Like Dreiser or Richard Wright, there comes, finally, a terrible inevitability of character and action, the two folding into each other, which makes the concluding part of Let It Come Down a race (the reader wanting it not to end; the author having to stop somewhere or other).

Bowles theme --- in all his works --- is the effect of Muslim North Africa on those of us who come to it from Europe or America (or even Russia).
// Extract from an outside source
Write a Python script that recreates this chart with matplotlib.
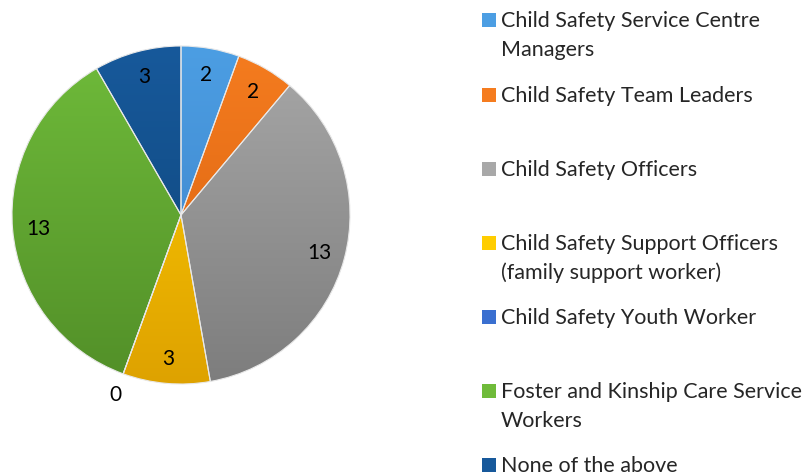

The culture takes us over, penetrates the soul, and, in the process, flays those of us Westeners who dare to try to live through it without being moved.

The crises in Let It Come Down transpires when our dull-dull anti-hero Dyer (note the name) is handed $25,000 to change into local currency and, unexpectedly, chooses to run off with it with the assistance of a young Moroccan by the name of Thami. Majoun and keif --- the classic Moroccan drugs --- turn Dyer around (he used to be a bank clerk) and destroy everyone involved, not the least, his brain and his sense of a cocky Western self.

The most spectacular parts are the vivid, haunting, crazy-making descriptions of a mind out of its mind on powerful drugs. It is as rich and upsetting as one can get using mere words. We suggest that those who want to read this book and understand it fully should take it to Tangier, stoke up on some of the easily available mind-bending chemicals --- and plunge into Bowles fully primed; and (possibly) never return.